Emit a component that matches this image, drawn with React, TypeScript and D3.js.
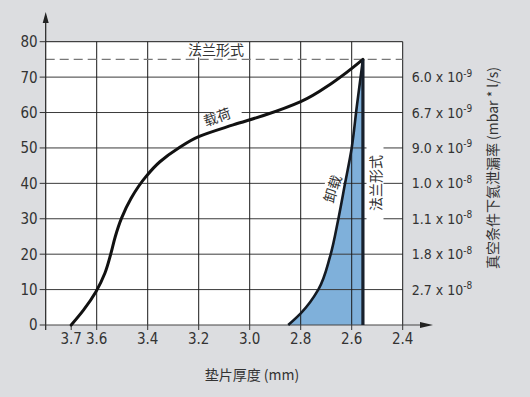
import React from 'react';
import * as d3 from 'd3';

// ---- data ----
const xTicks = [3.7, 3.6, 3.4, 3.2, 3.0, 2.8, 2.6, 2.4];
const xGrid = [3.6, 3.4, 3.2, 3.0, 2.8, 2.6];
const yTicks = [0, 10, 20, 30, 40, 50, 60, 70, 80];
const yGrid = [10, 20, 30, 40, 50, 60, 70];
const rightLevels = [70, 60, 50, 40, 30, 20, 10];
const rightMantissa = ['6.0', '6.7', '9.0', '1.0', '1.1', '1.8', '2.7'];
const rightExponent = ['-9', '-9', '-9', '-8', '-8', '-8', '-8'];

// 载荷 (loading) curve
const loadX = [3.7, 3.652, 3.603, 3.568, 3.545, 3.527, 3.503, 3.465, 3.407, 3.352, 3.28, 3.2, 3.065, 2.94, 2.8, 2.678, 2.556];
const loadY = [0, 4.2, 9.4, 14.6, 20, 25, 30.1, 35.8, 41.9, 46.1, 49.9, 53.2, 56.5, 59.3, 63.1, 68.3, 75];

// 卸载 (unloading) curve
const unloadX = [2.849, 2.8, 2.731, 2.685, 2.652, 2.626, 2.6, 2.58, 2.556];
const unloadY = [0, 3.3, 10, 19.3, 30.1, 40, 50, 61.7, 75];

const flangeLevel = 75;
const flangeThickness = 2.556;

const W = 530;
const H = 397;
const numFont = "'Liberation Sans Narrow', 'DejaVu Sans Condensed', sans-serif";
const cjkFont = "'Noto Sans CJK SC', 'Noto Sans', sans-serif";
const textColor = '#333';

export default function App() {
  const x = d3.scaleLinear().domain([3.8, 2.4]).range([45.7, 402.7]);
  const y = d3.scaleLinear().domain([0, 80]).range([325, 41.7]);

  const line = d3
    .line<[number, number]>()
    .x((d) => x(d[0]))
    .y((d) => y(d[1]))
    .curve(d3.curveMonotoneY);

  // ordered top-to-bottom in pixels for the monotone-Y curve
  const loadPts: [number, number][] = loadX.map((v, i) => [v, loadY[i]] as [number, number]).reverse();
  const unloadPts: [number, number][] = unloadX.map((v, i) => [v, unloadY[i]] as [number, number]).reverse();

  const area = d3
    .area<[number, number]>()
    .x0((d) => x(d[0]))
    .x1(() => x(flangeThickness))
    .y((d) => y(d[1]))
    .curve(d3.curveMonotoneY);

  const [x0, x1] = x.range();
  const [y0, y1] = y.range();

  const labelBox = (cx: number, cy: number, w: number, h: number, rot: number, key: string) => (
    <rect key={key} x={-w / 2} y={-h / 2} width={w} height={h} fill="#fff"
      transform={`translate(${cx},${cy}) rotate(${rot})`} />
  );

  return (
    <svg width={W} height={H} style={{ position: 'absolute', left: 0, top: 0 }}>
      <rect x={0} y={0} width={W} height={H} fill="#dcdde0" />
      <rect x={x0} y={y1} width={x1 - x0} height={y0 - y1} fill="#fff" />

      {/* unloading fill */}
      <path d={area(unloadPts) || ''} fill="#7fb0da" />

      {/* grid */}
      {yGrid.map((v) => (
        <line key={'hg' + v} x1={x0} x2={x1} y1={y(v)} y2={y(v)} stroke="#3a3a3a" strokeWidth={1} />
      ))}
      {xGrid.map((v) => (
        <line key={'vg' + v} x1={x(v)} x2={x(v)} y1={y1} y2={y0} stroke="#1a1a1a" strokeWidth={1} />
      ))}
      <line x1={x0} x2={x1} y1={y1} y2={y1} stroke="#1a1a1a" strokeWidth={1} />
      <line x1={x1} x2={x1} y1={y1} y2={y0} stroke="#1a1a1a" strokeWidth={1} />

      {/* dashed flange line */}
      <line x1={x0} x2={x1} y1={y(flangeLevel)} y2={y(flangeLevel)} stroke="#777" strokeWidth={1.3} strokeDasharray="9,5" />

      {/* label backgrounds */}
      {labelBox(216, y(flangeLevel) - 9, 62, 14, 0, 'b1')}
      {labelBox(222, 117, 40, 14, -20, 'b2')}
      {labelBox(332, 189, 34, 17, -72, 'b3')}
      {labelBox(375, 183, 76, 17, -90, 'b4')}

      {/* axes */}
      <line x1={x0} x2={x0} y1={y0 + 5} y2={16} stroke="#222" strokeWidth={1.2} />
      <polygon points={`${x0},12 ${x0 - 3},23 ${x0 + 3},23`} fill="#222" />
      <line x1={x0} x2={428} y1={y0} y2={y0} stroke="#444" strokeWidth={1.2} />
      <polygon points={`433,${y0} 420,${y0 - 3} 420,${y0 + 3}`} fill="#222" />

      {yTicks.map((v) => (
        <g key={'yt' + v}>
          <line x1={x0 - 6} x2={x0} y1={y(v)} y2={y(v)} stroke="#333" strokeWidth={1} />
          <text x={x0 - 8} y={y(v)} dy="0.36em" textAnchor="end" fontFamily={numFont} fontSize={15} fill={textColor}>{v}</text>
        </g>
      ))}
      {xTicks.map((v) => (
        <g key={'xt' + v}>
          <line x1={x(v)} x2={x(v)} y1={y0} y2={y0 + 5} stroke="#333" strokeWidth={1} />
          <text x={x(v)} y={y0 + 19} textAnchor="middle" fontFamily={numFont} fontSize={15} fill={textColor}>{v.toFixed(1)}</text>
        </g>
      ))}

      {/* right-side leak rate labels */}
      {rightLevels.map((v, i) => (
        <text key={'rl' + v} x={x1 + 9} y={y(v)} dy="0.36em" fontFamily={numFont} fontSize={14} fill={textColor}>
          {rightMantissa[i]} x 10
          <tspan fontSize={10} dy="-0.55em">{rightExponent[i]}</tspan>
        </text>
      ))}

      {/* curves */}
      <path d={line(unloadPts) || ''} fill="none" stroke="#141a22" strokeWidth={2.6} />
      <path d={line(loadPts) || ''} fill="none" stroke="#111" strokeWidth={3} strokeLinecap="round" />
      <line x1={x(flangeThickness)} x2={x(flangeThickness)} y1={y(flangeLevel)} y2={y0} stroke="#18202c" strokeWidth={3.2} />

      {/* labels */}
      <text x={216} y={y(flangeLevel) - 4} textAnchor="middle" fontFamily={cjkFont} fontSize={14} fill={textColor}>法兰形式</text>
      <text transform="translate(219,122) rotate(-20)" textAnchor="middle" fontFamily={cjkFont} fontSize={14} fill={textColor}>载荷</text>
      <text transform="translate(333,189) rotate(-72)" textAnchor="middle" dy="0.35em" fontFamily={cjkFont} fontSize={14} fill={textColor}>卸载</text>
      <text transform="translate(376,183) rotate(-90)" textAnchor="middle" dy="0.35em" fontFamily={cjkFont} fontSize={14} fill={textColor}>法兰形式</text>

      {/* axis titles */}
      <text x={252} y={380} textAnchor="middle" fontFamily={cjkFont} fontSize={14} fill={textColor}>垫片厚度 (mm)</text>
      <text transform="translate(493,168) rotate(-90)" textAnchor="middle" dy="0.35em" fontFamily={cjkFont} fontSize={14} fill={textColor}>真空条件下氦泄漏率 (mbar * l/s)</text>
    </svg>
  );
}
———
*What is being asked*:
Each line of the material must be retyped exactly, except that images are omitted.

*Response to this exercise*:
Emit a component that matches this image, drawn with React, TypeScript and D3.js.
import React from 'react';
import * as d3 from 'd3';

// ---- data ----
const xTicks = [3.7, 3.6, 3.4, 3.2, 3.0, 2.8, 2.6, 2.4];
const xGrid = [3.6, 3.4, 3.2, 3.0, 2.8, 2.6];
const yTicks = [0, 10, 20, 30, 40, 50, 60, 70, 80];
const yGrid = [10, 20, 30, 40, 50, 60, 70];
const rightLevels = [70, 60, 50, 40, 30, 20, 10];
const rightMantissa = ['6.0', '6.7', '9.0', '1.0', '1.1', '1.8', '2.7'];
const rightExponent = ['-9', '-9', '-9', '-8', '-8', '-8', '-8'];

// 载荷 (loading) curve
const loadX = [3.7, 3.652, 3.603, 3.568, 3.545, 3.527, 3.503, 3.465, 3.407, 3.352, 3.28, 3.2, 3.065, 2.94, 2.8, 2.678, 2.556];
const loadY = [0, 4.2, 9.4, 14.6, 20, 25, 30.1, 35.8, 41.9, 46.1, 49.9, 53.2, 56.5, 59.3, 63.1, 68.3, 75];

// 卸载 (unloading) curve
const unloadX = [2.849, 2.8, 2.731, 2.685, 2.652, 2.626, 2.6, 2.58, 2.556];
const unloadY = [0, 3.3, 10, 19.3, 30.1, 40, 50, 61.7, 75];

const flangeLevel = 75;
const flangeThickness = 2.556;

const W = 530;
const H = 397;
const numFont = "'Liberation Sans Narrow', 'DejaVu Sans Condensed', sans-serif";
const cjkFont = "'Noto Sans CJK SC', 'Noto Sans', sans-serif";
const textColor = '#333';

export default function App() {
  const x = d3.scaleLinear().domain([3.8, 2.4]).range([45.7, 402.7]);
  const y = d3.scaleLinear().domain([0, 80]).range([325, 41.7]);

  const line = d3
    .line<[number, number]>()
    .x((d) => x(d[0]))
    .y((d) => y(d[1]))
    .curve(d3.curveMonotoneY);

  // ordered top-to-bottom in pixels for the monotone-Y curve
  const loadPts: [number, number][] = loadX.map((v, i) => [v, loadY[i]] as [number, number]).reverse();
  const unloadPts: [number, number][] = unloadX.map((v, i) => [v, unloadY[i]] as [number, number]).reverse();

  const area = d3
    .area<[number, number]>()
    .x0((d) => x(d[0]))
    .x1(() => x(flangeThickness))
    .y((d) => y(d[1]))
    .curve(d3.curveMonotoneY);

  const [x0, x1] = x.range();
  const [y0, y1] = y.range();

  const labelBox = (cx: number, cy: number, w: number, h: number, rot: number, key: string) => (
    <rect key={key} x={-w / 2} y={-h / 2} width={w} height={h} fill="#fff"
      transform={`translate(${cx},${cy}) rotate(${rot})`} />
  );

  return (
    <svg width={W} height={H} style={{ position: 'absolute', left: 0, top: 0 }}>
      <rect x={0} y={0} width={W} height={H} fill="#dcdde0" />
      <rect x={x0} y={y1} width={x1 - x0} height={y0 - y1} fill="#fff" />

      {/* unloading fill */}
      <path d={area(unloadPts) || ''} fill="#7fb0da" />

      {/* grid */}
      {yGrid.map((v) => (
        <line key={'hg' + v} x1={x0} x2={x1} y1={y(v)} y2={y(v)} stroke="#3a3a3a" strokeWidth={1} />
      ))}
      {xGrid.map((v) => (
        <line key={'vg' + v} x1={x(v)} x2={x(v)} y1={y1} y2={y0} stroke="#1a1a1a" strokeWidth={1} />
      ))}
      <line x1={x0} x2={x1} y1={y1} y2={y1} stroke="#1a1a1a" strokeWidth={1} />
      <line x1={x1} x2={x1} y1={y1} y2={y0} stroke="#1a1a1a" strokeWidth={1} />

      {/* dashed flange line */}
      <line x1={x0} x2={x1} y1={y(flangeLevel)} y2={y(flangeLevel)} stroke="#777" strokeWidth={1.3} strokeDasharray="9,5" />

      {/* label backgrounds */}
      {labelBox(216, y(flangeLevel) - 9, 62, 14, 0, 'b1')}
      {labelBox(222, 117, 40, 14, -20, 'b2')}
      {labelBox(332, 189, 34, 17, -72, 'b3')}
      {labelBox(375, 183, 76, 17, -90, 'b4')}

      {/* axes */}
      <line x1={x0} x2={x0} y1={y0 + 5} y2={16} stroke="#222" strokeWidth={1.2} />
      <polygon points={`${x0},12 ${x0 - 3},23 ${x0 + 3},23`} fill="#222" />
      <line x1={x0} x2={428} y1={y0} y2={y0} stroke="#444" strokeWidth={1.2} />
      <polygon points={`433,${y0} 420,${y0 - 3} 420,${y0 + 3}`} fill="#222" />

      {yTicks.map((v) => (
        <g key={'yt' + v}>
          <line x1={x0 - 6} x2={x0} y1={y(v)} y2={y(v)} stroke="#333" strokeWidth={1} />
          <text x={x0 - 8} y={y(v)} dy="0.36em" textAnchor="end" fontFamily={numFont} fontSize={15} fill={textColor}>{v}</text>
        </g>
      ))}
      {xTicks.map((v) => (
        <g key={'xt' + v}>
          <line x1={x(v)} x2={x(v)} y1={y0} y2={y0 + 5} stroke="#333" strokeWidth={1} />
          <text x={x(v)} y={y0 + 19} textAnchor="middle" fontFamily={numFont} fontSize={15} fill={textColor}>{v.toFixed(1)}</text>
        </g>
      ))}

      {/* right-side leak rate labels */}
      {rightLevels.map((v, i) => (
        <text key={'rl' + v} x={x1 + 9} y={y(v)} dy="0.36em" fontFamily={numFont} fontSize={14} fill={textColor}>
          {rightMantissa[i]} x 10
          <tspan fontSize={10} dy="-0.55em">{rightExponent[i]}</tspan>
        </text>
      ))}

      {/* curves */}
      <path d={line(unloadPts) || ''} fill="none" stroke="#141a22" strokeWidth={2.6} />
      <path d={line(loadPts) || ''} fill="none" stroke="#111" strokeWidth={3} strokeLinecap="round" />
      <line x1={x(flangeThickness)} x2={x(flangeThickness)} y1={y(flangeLevel)} y2={y0} stroke="#18202c" strokeWidth={3.2} />

      {/* labels */}
      <text x={216} y={y(flangeLevel) - 4} textAnchor="middle" fontFamily={cjkFont} fontSize={14} fill={textColor}>法兰形式</text>
      <text transform="translate(219,122) rotate(-20)" textAnchor="middle" fontFamily={cjkFont} fontSize={14} fill={textColor}>载荷</text>
      <text transform="translate(333,189) rotate(-72)" textAnchor="middle" dy="0.35em" fontFamily={cjkFont} fontSize={14} fill={textColor}>卸载</text>
      <text transform="translate(376,183) rotate(-90)" textAnchor="middle" dy="0.35em" fontFamily={cjkFont} fontSize={14} fill={textColor}>法兰形式</text>

      {/* axis titles */}
      <text x={252} y={380} textAnchor="middle" fontFamily={cjkFont} fontSize={14} fill={textColor}>垫片厚度 (mm)</text>
      <text transform="translate(493,168) rotate(-90)" textAnchor="middle" dy="0.35em" fontFamily={cjkFont} fontSize={14} fill={textColor}>真空条件下氦泄漏率 (mbar * l/s)</text>
    </svg>
  );
}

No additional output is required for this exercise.